Abstract

Relying on the corporate personhood doctrine, the U.S. Supreme Court has increasingly expanded the scope of rights granted to corporations and other forms of collective entities. While this trend has received widespread attention in legal scholarship and the media, there is no empirical research examining how people think about the rights of corporations. We investigated this issue in a series of three studies, each exploring a different constitutional right (religious liberty, privacy, and freedom of speech). In each study, we examined people’s willingness to grant rights in several types of business contexts (i.e., a ‘closely held’ family business, a large national corporation, for-profit and non-for-profit companies) and to different types of targets (i.e., employees, owners, and the company as a separate entity).
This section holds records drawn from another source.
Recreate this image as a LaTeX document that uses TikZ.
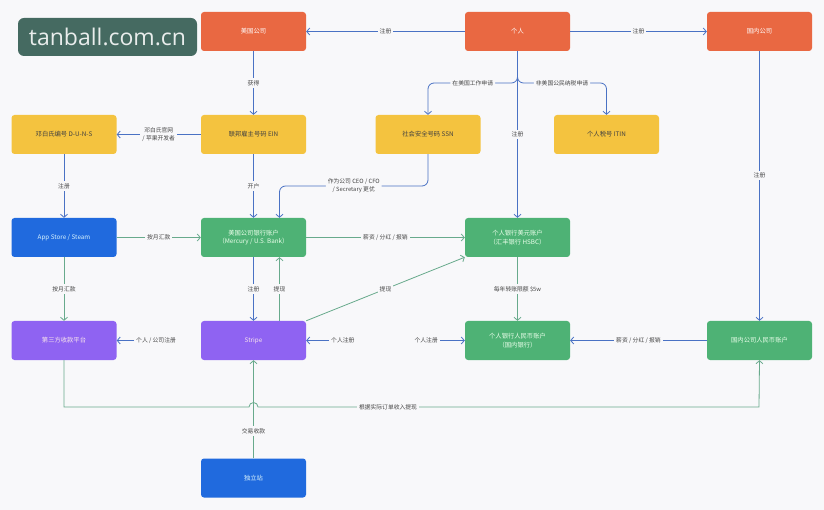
\documentclass[tikz,border=0pt]{standalone}
\usepackage{fontspec}
\setmainfont{Noto Sans CJK SC}
\newfontfamily\wmfont{Open Sans}
\usetikzlibrary{arrows.meta}
\definecolor{bgc}{RGB}{248,248,250}
\definecolor{cOrange}{RGB}{233,104,66}
\definecolor{cYellow}{RGB}{244,195,63}
\definecolor{cBlue}{RGB}{32,106,222}
\definecolor{cGreen}{RGB}{78,178,117}
\definecolor{cPurple}{RGB}{143,99,242}
\definecolor{lBlue}{RGB}{74,114,196}
\definecolor{lGreen}{RGB}{104,170,140}
\definecolor{wmc}{RGB}{69,106,97}
\definecolor{lbltext}{RGB}{70,70,70}
\begin{document}
\begin{tikzpicture}[x=1pt,y=-1pt,
  box/.style={rounded corners=3pt, minimum width=105pt, minimum height=39pt, inner sep=0pt,
    font=\fontsize{6.3}{8.5}\selectfont, align=center, text=white},
  orangebox/.style={box, fill=cOrange},
  yellowbox/.style={box, fill=cYellow, text=black!75},
  bluebox/.style={box, fill=cBlue, text=white!85!cyan},
  greenbox/.style={box, fill=cGreen, text=white!92!green},
  purplebox/.style={box, fill=cPurple, text=white!90!purple},
  lbl/.style={fill=bgc, font=\fontsize{5.8}{7.5}\selectfont, text=lbltext, inner sep=2pt, align=center},
  bl/.style={draw=lBlue, line width=0.8pt, -{Straight Barb[length=3pt,width=7pt]}},
  gl/.style={draw=lGreen, line width=0.8pt, -{Straight Barb[length=3pt,width=7pt]}}]
\fill[bgc] (0,0) rectangle (824,510);
\useasboundingbox (0,0) rectangle (824,510);

% watermark
\node[fill=wmc, rounded corners=6pt, minimum width=179pt, minimum height=38pt, inner sep=0pt,
  text=white!88!wmc, font=\wmfont\fontsize{23}{23}\selectfont] (wm) at (107.5,37) {tanball.com.cn};

% nodes
\node[orangebox] (usco) at (253.5,31.5) {美国公司};
\node[orangebox] (person) at (517.5,31.5) {个人};
\node[orangebox] (cnco) at (759.5,31.5) {国内公司};
\node[yellowbox] (duns) at (64,134.5) {邓白氏编号 D-U-N-S};
\node[yellowbox] (ein) at (253.5,134.5) {联邦雇主号码 EIN};
\node[yellowbox] (ssn) at (428,134.5) {社会安全号码 SSN};
\node[yellowbox] (itin) at (606.5,134.5) {个人税号 ITIN};
\node[bluebox] (appstore) at (64,237.5) {App Store / Steam};
\node[greenbox] (usbank) at (253.5,237.5) {美国公司银行账户\\（Mercury / U.S. Bank）};
\node[greenbox] (usdacct) at (517.5,237.5) {个人银行美元账户\\（汇丰银行 HSBC）};
\node[purplebox] (thirdp) at (64,340.5) {第三方收款平台};
\node[purplebox] (stripe) at (253.5,340.5) {Stripe};
\node[greenbox] (rmbacct) at (517.5,340.5) {个人银行人民币账户\\（国内银行）};
\node[greenbox] (cnacct) at (759.5,340.5) {国内公司人民币账户};
\node[bluebox] (indep) at (253.5,478) {独立站};

\coordinate (split) at (517.5,83);

% top connectors
\draw[bl] (person) -- node[lbl]{注册} (usco);
\draw[bl] (person) -- node[lbl]{注册} (cnco);
\draw[bl] (usco) -- node[lbl]{获得} (ein);
\draw[bl] (ein) -- node[lbl]{邓白氏官网\\/ 苹果开发者} (duns);
\draw[bl] (duns) -- node[lbl]{注册} (appstore);
\draw[bl] (ein) -- node[lbl]{开户} (usbank);
\draw[bl, rounded corners=6pt] (person.south) -- (split) -| node[lbl, pos=0.25]{在美国工作申请} (ssn.north);
\draw[bl, rounded corners=6pt] (person.south) -- (split) -| node[lbl, pos=0.25]{非美国公民纳税申请} (itin.north);
\draw[bl] (person) -- node[lbl]{注册} (usdacct);
\draw[bl] (cnco) -- node[lbl, pos=0.46]{注册} (cnacct);
\draw[bl, rounded corners=6pt] (ssn.south) -- (428,186) -| node[lbl, pos=0.25]{作为公司 CEO / CFO\\/ Secretary 更优} ([xshift=26pt]usbank.north);

% middle connectors
\draw[gl] (appstore) -- node[lbl]{按月汇款} (usbank);
\draw[gl] (usbank) -- node[lbl]{薪资 / 分红 / 报销} (usdacct);
\draw[gl] (appstore) -- node[lbl]{按月汇款} (thirdp);
\draw[bl] (usbank) -- node[lbl]{注册} (stripe);
\draw[gl] ([xshift=26pt]stripe.north) -- node[lbl]{提现} ([xshift=26pt]usbank.south);
\draw[gl] (stripe.north east) -- node[lbl]{提现} (usdacct.south west);
\draw[gl] (usdacct) -- node[lbl]{每年转账限额 \$5w} (rmbacct);

% lower connectors
\node[lbl, anchor=west] (r1) at (134,340.5) {个人 / 公司注册};
\draw[bl] (r1) -- (thirdp);
\node[lbl, anchor=west] (r2) at (329,340.5) {个人注册};
\draw[bl] (r2) -- (stripe);
\node[lbl, anchor=east] (r3) at (440,340.5) {个人注册};
\draw[bl] (r3) -- (rmbacct);
\draw[bl] (cnacct) -- node[lbl]{薪资 / 分红 / 报销} (rmbacct);

\draw[gl] (indep) -- node[lbl, pos=0.28]{交易收款} (stripe);
\draw[gl] (thirdp.south) -- (64,407) -- (249,407) arc[start angle=180, end angle=360, radius=4.5] -- (759,407) -- (cnacct.south);
\node[lbl] (lab) at (388,407) {根据实际订单收入提现};
\end{tikzpicture}
\end{document}
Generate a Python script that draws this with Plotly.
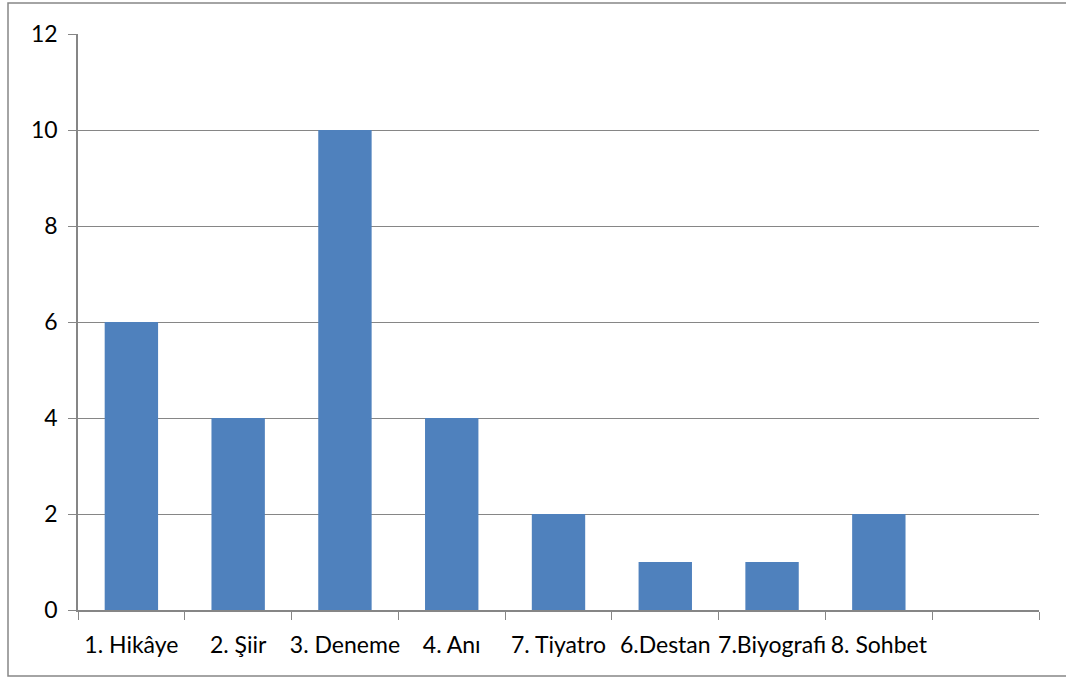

We also looked at whether perceptions of corporate (versus individual) rights are affected by political ideology. Our results demonstrate that people are significantly and consistently less willing to grant the same scope of protection to companies versus people, particularly if these companies are for-profit large corporations. This tendency persisted among both liberals and conservatives. We identified ideological differences in the relations between employee and company rights: these were positively related among conservatives and more conflicting among liberals. Importantly, we found some evidence that people grant rights to companies because they want to protect the rights of individuals. Taken together these results indicate that, psychologically speaking, individuals (and not corporations) are the appropriate recipients of rights.